* Srivatsa Vaddagiri <[email protected]> [050805 05:37]:
On Wed, Aug 03, 2005 at 06:05:28AM +0000, Con Kolivas wrote:
This is the dynamic ticks patch for i386 as written by Tony Lindgen
<[email protected]> and Tuukka Tikkanen <[email protected]>.
Patch for 2.6.13-rc5
There were a couple of things that I wanted to change so here is an updated
version. This code should have stabilised enough for general testing now.
Con,
I have been looking at some of the requirement of tickless idle CPUs in
core kernel areas like scheduler and RCU. Basically, both power management and
virtualization benefit if idle CPUs can cut off useless timer ticks. Especially
from a virtualization standpoint, I think it makes sense that we enable this
feature on a per-CPU basis i.e let individual CPUs cut off their ticks as and
when they become idle. The benefit of this is more visible in platforms that
host lot of (SMP) VMs on the same machine. Most of the time, these VMs may be
partially idle (some CPUs in it are idle, some not) and it is good that we
quiesce the timer ticks on the partial set of idle CPUs.
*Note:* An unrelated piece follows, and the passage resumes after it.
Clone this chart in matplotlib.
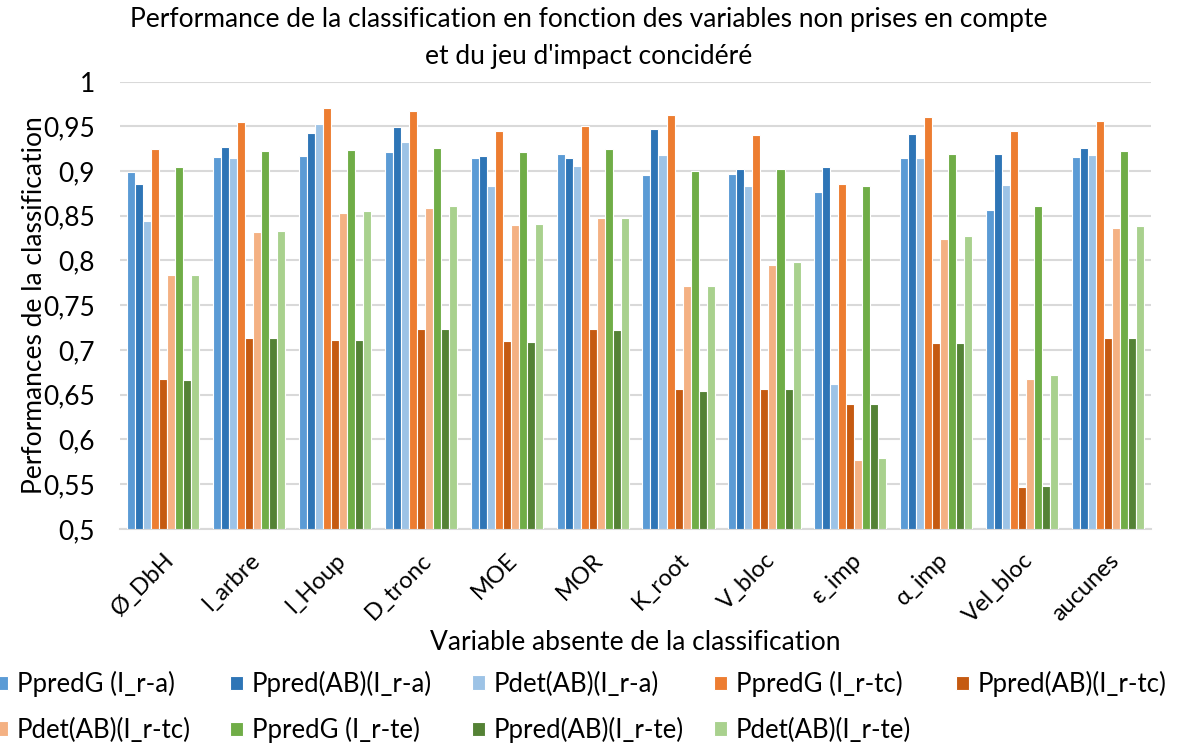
import numpy as np
import matplotlib.pyplot as plt

plt.rcParams['font.family'] = ['Lato', 'DejaVu Sans']

# Variable retirée de la classification
variables = ['Ø_DbH', 'l_arbre', 'l_Houp', 'D_tronc', 'MOE', 'MOR',
             'K_root', 'V_bloc', 'ε_imp', 'α_imp', 'Vel_bloc', 'aucunes']

# Séries (jeu d'impact I_r-a, I_r-tc, I_r-te)
ppredg_ra = [0.899, 0.916, 0.917, 0.921, 0.915, 0.919, 0.895, 0.897, 0.877, 0.914, 0.856, 0.916]
ppredab_ra = [0.886, 0.927, 0.942, 0.949, 0.917, 0.915, 0.947, 0.902, 0.904, 0.941, 0.919, 0.926]
pdetab_ra = [0.844, 0.914, 0.952, 0.932, 0.883, 0.906, 0.918, 0.883, 0.662, 0.914, 0.884, 0.918]
ppredg_rtc = [0.925, 0.955, 0.970, 0.967, 0.945, 0.950, 0.963, 0.940, 0.885, 0.960, 0.945, 0.956]
ppredab_rtc = [0.667, 0.713, 0.711, 0.723, 0.710, 0.723, 0.656, 0.656, 0.639, 0.708, 0.547, 0.713]
pdetab_rtc = [0.784, 0.832, 0.853, 0.859, 0.840, 0.848, 0.771, 0.795, 0.577, 0.824, 0.668, 0.836]
ppredg_rte = [0.905, 0.922, 0.923, 0.926, 0.921, 0.925, 0.900, 0.902, 0.883, 0.919, 0.861, 0.922]
ppredab_rte = [0.666, 0.713, 0.711, 0.723, 0.709, 0.722, 0.654, 0.656, 0.640, 0.708, 0.548, 0.713]
pdetab_rte = [0.784, 0.833, 0.855, 0.861, 0.841, 0.848, 0.771, 0.798, 0.579, 0.827, 0.672, 0.838]

series = [
    ('PpredG (I_r-a)', ppredg_ra, '#5B9BD5'),
    ('Ppred(AB)(I_r-a)', ppredab_ra, '#2E75B6'),
    ('Pdet(AB)(I_r-a)', pdetab_ra, '#9DC3E6'),
    ('PpredG (I_r-tc)', ppredg_rtc, '#ED7D31'),
    ('Ppred(AB)(I_r-tc)', ppredab_rtc, '#C55A11'),
    ('Pdet(AB)(I_r-tc)', pdetab_rtc, '#F4B183'),
    ('PpredG (I_r-te)', ppredg_rte, '#70AD47'),
    ('Ppred(AB)(I_r-te)', ppredab_rte, '#548235'),
    ('Pdet(AB)(I_r-te)', pdetab_rte, '#A9D18E'),
]

W, H = 1177, 748
fig = plt.figure(figsize=(W / 100, H / 100), dpi=100)
ax = fig.add_axes([0.102, 0.293, 0.876, 0.598])

x = np.arange(len(variables))
n = len(series)
w = 0.84 / n
handles = []
for i, (name, vals, col) in enumerate(series):
    b = ax.bar(x - 0.42 + w * (i + 0.5), np.array(vals) - 0.5, w, bottom=0.5,
               color=col, edgecolor='white', linewidth=0.8, label=name, zorder=3)
    handles.append(b)

ax.set_xlim(-0.5, len(variables) - 0.5)
ax.set_ylim(0.5, 1.0)
yt = np.arange(0.5, 1.001, 0.05)
ax.set_yticks(yt)
ax.set_yticklabels([f'{v:.2f}'.rstrip('0').rstrip('.').replace('.', ',') for v in yt])
ax.grid(axis='y', color='#D9D9D9', linewidth=1.5, zorder=0)
for s in ['top', 'right', 'left']:
    ax.spines[s].set_visible(False)
ax.spines['bottom'].set_color('#D9D9D9')
ax.spines['bottom'].set_linewidth(1.5)
ax.tick_params(axis='both', length=0, labelsize=19, colors='black')
ax.tick_params(axis='y', pad=18)
ax.set_xticks(x)
ax.set_xticklabels(variables, rotation=45, ha='right', rotation_mode='anchor',
                   fontsize=17)
ax.tick_params(axis='x', pad=15)

ax.set_ylabel('Performances de la classification', fontsize=19, labelpad=-3)
ax.set_xlabel('Variable absente de la classification', fontsize=19)
ax.xaxis.set_label_coords(0.5, -0.226)
fig.text(0.5, 1 - 7 / H,
         "Performance de la classification en fonction des variables non prises en compte\n"
         "et du jeu d'impact concidéré", fontsize=19, ha='center', va='top',
         linespacing=1.6)

# legende sur une grille fixe (5 colonnes, 2 lignes)
col_x = [-5, 230, 472, 714, 956]
row_y = [684, 730]
for k, (name, vals, col) in enumerate(series):
    r, c = divmod(k, 5)
    fig.legend([handles[k]], [name], loc='center left',
               bbox_to_anchor=(col_x[c] / W, 1 - row_y[r] / H),
               frameon=False, fontsize=18.5, handlelength=0.5, handleheight=0.5,
               handletextpad=0.35, borderpad=0, borderaxespad=0)

fig.savefig('out.png', dpi=100, facecolor='white')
Both S390 and Xen ports
of Linux kernel have this ability today (S390 has it in mainline already and
Xen has it out of tree).
Good point, and it would be nice to have it resolved for systems that support
idling individual CPUs. The current setup was done because when I was tinkering
with the amd76x_pm patch a while a back, I noticed that idling the cpu
disconnects all cpus from the bus. (As far as I remember)
So this may need to be configured depending on the system.
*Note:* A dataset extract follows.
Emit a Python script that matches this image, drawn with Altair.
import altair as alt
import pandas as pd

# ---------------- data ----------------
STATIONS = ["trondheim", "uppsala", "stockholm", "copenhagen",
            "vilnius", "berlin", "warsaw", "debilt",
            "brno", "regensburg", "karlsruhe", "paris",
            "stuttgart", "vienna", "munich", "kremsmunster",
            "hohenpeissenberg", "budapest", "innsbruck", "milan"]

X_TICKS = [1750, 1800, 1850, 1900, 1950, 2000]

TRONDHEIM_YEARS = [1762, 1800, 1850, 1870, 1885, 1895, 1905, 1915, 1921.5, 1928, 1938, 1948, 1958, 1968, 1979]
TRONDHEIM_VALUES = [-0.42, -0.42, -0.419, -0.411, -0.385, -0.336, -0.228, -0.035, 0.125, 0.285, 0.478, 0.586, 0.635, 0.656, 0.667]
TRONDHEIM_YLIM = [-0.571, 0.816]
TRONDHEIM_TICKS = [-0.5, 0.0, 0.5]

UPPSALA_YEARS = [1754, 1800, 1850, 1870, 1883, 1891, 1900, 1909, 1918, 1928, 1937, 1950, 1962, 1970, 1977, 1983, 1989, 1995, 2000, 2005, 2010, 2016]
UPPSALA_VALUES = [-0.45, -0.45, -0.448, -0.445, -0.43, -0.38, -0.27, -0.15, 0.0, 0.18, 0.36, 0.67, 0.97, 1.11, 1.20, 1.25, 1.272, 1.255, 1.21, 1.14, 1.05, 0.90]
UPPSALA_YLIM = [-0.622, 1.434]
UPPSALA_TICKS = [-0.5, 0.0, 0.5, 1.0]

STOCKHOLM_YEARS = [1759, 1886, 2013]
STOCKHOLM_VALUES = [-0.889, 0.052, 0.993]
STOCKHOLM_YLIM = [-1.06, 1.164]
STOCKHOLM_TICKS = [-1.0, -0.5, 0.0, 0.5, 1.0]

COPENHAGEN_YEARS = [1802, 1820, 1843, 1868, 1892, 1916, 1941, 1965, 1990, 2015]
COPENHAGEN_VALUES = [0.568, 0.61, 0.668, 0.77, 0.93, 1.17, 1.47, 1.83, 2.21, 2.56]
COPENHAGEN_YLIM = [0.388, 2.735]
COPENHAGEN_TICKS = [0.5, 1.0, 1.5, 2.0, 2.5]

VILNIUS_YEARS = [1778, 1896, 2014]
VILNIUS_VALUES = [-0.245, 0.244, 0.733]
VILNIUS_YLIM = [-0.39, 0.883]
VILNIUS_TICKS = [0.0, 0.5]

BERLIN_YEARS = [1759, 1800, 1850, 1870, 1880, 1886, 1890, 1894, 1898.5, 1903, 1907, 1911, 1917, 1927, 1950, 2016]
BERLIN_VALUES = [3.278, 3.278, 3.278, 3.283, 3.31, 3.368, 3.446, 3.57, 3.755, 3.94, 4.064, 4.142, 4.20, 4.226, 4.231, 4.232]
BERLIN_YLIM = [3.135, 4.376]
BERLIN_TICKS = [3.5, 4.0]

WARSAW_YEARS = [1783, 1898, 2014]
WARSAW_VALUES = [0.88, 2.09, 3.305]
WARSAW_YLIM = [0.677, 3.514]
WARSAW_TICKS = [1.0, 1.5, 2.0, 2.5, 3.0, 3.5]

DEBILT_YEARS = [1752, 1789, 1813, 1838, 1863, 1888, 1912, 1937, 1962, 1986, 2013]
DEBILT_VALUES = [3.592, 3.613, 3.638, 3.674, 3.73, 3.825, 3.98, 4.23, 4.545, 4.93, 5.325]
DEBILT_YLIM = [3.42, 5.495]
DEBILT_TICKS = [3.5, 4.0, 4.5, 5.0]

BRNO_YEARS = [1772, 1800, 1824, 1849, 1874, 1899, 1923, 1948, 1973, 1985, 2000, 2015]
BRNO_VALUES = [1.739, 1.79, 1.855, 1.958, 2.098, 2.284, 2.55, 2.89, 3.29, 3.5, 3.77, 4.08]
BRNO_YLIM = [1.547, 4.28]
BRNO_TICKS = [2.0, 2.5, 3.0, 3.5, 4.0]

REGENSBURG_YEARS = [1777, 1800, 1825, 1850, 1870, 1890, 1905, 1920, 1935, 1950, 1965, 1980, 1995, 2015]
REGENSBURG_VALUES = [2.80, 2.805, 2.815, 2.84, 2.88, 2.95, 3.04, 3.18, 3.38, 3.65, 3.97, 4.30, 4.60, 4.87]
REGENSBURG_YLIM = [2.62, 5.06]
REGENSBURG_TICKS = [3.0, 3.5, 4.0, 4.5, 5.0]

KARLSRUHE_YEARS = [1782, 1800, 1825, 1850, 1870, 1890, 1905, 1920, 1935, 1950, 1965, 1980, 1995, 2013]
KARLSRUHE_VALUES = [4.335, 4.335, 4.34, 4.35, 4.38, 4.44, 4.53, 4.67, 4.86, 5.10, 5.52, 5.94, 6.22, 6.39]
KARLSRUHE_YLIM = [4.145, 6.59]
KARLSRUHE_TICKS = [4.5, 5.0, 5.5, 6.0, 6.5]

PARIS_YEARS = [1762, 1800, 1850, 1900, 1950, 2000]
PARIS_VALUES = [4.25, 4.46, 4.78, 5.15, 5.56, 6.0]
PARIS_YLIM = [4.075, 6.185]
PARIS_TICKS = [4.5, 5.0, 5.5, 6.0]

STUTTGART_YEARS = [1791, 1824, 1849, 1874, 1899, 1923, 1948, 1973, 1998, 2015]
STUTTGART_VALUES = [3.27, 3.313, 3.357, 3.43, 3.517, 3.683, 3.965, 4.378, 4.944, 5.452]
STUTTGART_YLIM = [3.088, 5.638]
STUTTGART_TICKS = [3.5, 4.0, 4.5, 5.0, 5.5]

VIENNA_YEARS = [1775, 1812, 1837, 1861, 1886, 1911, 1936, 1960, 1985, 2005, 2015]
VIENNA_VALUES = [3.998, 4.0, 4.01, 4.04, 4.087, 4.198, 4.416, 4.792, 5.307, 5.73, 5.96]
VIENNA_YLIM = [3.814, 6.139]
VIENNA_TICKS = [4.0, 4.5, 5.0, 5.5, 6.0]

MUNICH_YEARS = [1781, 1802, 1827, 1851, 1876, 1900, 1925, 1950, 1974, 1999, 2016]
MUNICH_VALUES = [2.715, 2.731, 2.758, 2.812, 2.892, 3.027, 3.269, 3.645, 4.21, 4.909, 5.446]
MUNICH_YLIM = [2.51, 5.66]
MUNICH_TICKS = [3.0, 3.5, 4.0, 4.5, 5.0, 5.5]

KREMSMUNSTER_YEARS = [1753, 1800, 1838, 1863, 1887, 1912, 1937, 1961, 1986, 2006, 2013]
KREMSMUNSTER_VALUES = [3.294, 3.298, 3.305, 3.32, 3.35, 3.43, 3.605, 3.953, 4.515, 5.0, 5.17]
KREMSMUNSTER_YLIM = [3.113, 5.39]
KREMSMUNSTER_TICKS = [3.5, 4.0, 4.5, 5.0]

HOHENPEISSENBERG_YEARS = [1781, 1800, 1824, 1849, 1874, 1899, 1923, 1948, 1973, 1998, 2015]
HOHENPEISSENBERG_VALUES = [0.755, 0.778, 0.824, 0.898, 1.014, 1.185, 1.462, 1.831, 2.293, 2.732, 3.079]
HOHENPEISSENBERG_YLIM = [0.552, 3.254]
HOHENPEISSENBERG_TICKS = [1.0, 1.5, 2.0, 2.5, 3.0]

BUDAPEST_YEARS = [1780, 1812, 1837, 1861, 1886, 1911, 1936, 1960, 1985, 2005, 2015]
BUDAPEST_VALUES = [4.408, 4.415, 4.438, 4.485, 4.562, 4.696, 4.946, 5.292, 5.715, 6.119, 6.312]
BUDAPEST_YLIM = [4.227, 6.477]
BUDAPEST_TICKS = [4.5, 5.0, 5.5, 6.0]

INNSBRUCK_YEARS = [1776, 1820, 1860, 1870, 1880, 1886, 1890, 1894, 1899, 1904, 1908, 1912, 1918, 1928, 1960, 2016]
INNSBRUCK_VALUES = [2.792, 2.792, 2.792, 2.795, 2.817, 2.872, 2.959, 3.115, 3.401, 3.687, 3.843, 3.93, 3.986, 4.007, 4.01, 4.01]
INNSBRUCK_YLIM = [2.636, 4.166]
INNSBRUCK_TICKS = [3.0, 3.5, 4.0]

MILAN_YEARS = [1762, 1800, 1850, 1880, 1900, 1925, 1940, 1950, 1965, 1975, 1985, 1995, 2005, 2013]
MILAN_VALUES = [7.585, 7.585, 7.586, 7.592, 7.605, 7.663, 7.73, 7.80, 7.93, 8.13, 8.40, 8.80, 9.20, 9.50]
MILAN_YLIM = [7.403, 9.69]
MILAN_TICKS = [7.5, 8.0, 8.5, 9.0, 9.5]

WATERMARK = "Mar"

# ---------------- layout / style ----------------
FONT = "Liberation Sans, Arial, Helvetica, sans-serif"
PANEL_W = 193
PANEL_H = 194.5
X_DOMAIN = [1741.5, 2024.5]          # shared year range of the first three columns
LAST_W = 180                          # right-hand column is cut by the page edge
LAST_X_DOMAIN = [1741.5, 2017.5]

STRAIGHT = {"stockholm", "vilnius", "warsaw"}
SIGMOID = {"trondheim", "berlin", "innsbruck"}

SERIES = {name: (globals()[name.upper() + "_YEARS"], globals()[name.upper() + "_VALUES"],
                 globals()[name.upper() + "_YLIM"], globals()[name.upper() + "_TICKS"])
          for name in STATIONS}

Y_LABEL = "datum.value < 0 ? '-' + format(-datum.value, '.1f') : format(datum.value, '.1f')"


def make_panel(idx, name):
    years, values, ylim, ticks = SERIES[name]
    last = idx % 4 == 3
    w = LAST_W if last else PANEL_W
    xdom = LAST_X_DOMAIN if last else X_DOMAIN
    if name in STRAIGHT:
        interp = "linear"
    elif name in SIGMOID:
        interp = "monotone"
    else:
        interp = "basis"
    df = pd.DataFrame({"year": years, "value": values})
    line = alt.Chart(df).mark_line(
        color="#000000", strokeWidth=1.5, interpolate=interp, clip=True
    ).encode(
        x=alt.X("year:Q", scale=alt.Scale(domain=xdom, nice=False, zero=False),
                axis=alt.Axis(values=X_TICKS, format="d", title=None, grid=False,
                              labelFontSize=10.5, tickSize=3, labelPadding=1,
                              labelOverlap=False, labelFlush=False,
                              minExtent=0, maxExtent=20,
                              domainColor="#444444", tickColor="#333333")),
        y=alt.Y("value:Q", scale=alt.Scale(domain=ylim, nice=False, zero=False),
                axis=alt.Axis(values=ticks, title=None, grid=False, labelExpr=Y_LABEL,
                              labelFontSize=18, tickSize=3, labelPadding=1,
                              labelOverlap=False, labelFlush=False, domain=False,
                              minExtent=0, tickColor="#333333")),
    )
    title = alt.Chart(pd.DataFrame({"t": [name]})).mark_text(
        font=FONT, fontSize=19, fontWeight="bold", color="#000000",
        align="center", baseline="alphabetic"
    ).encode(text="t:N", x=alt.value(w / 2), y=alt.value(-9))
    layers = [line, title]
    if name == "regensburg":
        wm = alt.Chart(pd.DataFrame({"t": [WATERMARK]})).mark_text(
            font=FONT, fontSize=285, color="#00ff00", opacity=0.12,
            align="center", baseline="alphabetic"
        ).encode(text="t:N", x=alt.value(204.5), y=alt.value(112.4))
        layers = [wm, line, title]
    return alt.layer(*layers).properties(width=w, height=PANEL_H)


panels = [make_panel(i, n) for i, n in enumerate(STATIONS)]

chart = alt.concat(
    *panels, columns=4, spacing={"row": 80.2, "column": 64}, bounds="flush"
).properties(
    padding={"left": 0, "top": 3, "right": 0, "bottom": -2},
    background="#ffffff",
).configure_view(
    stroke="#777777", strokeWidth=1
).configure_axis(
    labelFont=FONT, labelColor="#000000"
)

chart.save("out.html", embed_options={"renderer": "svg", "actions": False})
From this viewpoint, I think the current implementation of dynamic tick
falls short of this requirement. It cuts of the timer ticks only when
all CPUs go idle.
Apart from this observation, I have some others about the current dynamic tick
patch:
- All CPUs seem to cut off the same number of ticks (dyn_tick->skip). Isn't
this wrong, considering that the timer list is per-CPU? This will cause
some timers to be serviced much later than usual.
Yes if it's done on per-CPU basis. In the current setup the first interrupt
will kick the system off the dyn-tick state and the timers get checked again.
- The fact that dyn_tick_state is global and accessed from all CPUs
is probably a scalability concern, especially if we allow the ticks
to be cut off on per-CPU basis.
From idling devices point of view, we still need some global variable I
believe. How else would you be able to tell all devices that the whole
system does not have any timers for next 2 seconds?
- Again, when we allow this on a per-CPU basis, subsystems like
RCU need to know the partial set of idle CPUs. RCU already does
that thr' nohz_cpu_mask (which will need to replace dyn_cpu_map).
Sounds like that could work for dyn-tick too.
- Looking at dyn_tick_timer_interrupt, would it be nice if we avoid calling
do_timer_interrupt so many times and instead update jiffies to
(skipped_ticks - 1) and then call do_timer_interrupt once? I think
VST does it that way.
In the long run we would do the calculations in usecs and just emulate
jiffies from the hw timer. But yes, optimizing updating the time would be
great.
- dyn_tick->max_skip = 0xffffff / apic_timer_val;
From my reading of Intel docs, APIC_TMICT is 32-bit. So why does the
above calculation take only 24-bits into account? What am I missing here?
Hmm, could be a bug here, needs to be checked. Maybe 32-bit APIC timer is
optional support, or maybe I accidentally pulled the optional 24-bit support
from the ACPI PM timer.
But in any case on P4 systems the APIC timer is not the bottleneck as
stopping or reprogramming PIT also kills APIC. (This does not happen on P3
systems). So the bottleneck most likely is the length of PIT.
I can take a shot at addressing these concerns in dynamic_tick patch, but it
seems to me that VST has already addressed all these to a big extent. Had you
considered VST before? The biggest bottleneck I see in VST going mainline is
its dependency on HRT patch but IMO it should be possible to write a small patch
to support VST w/o HRT.
George, what do you think?
HRT + VST depend on APIC only, and does not use next_timer_interrupt().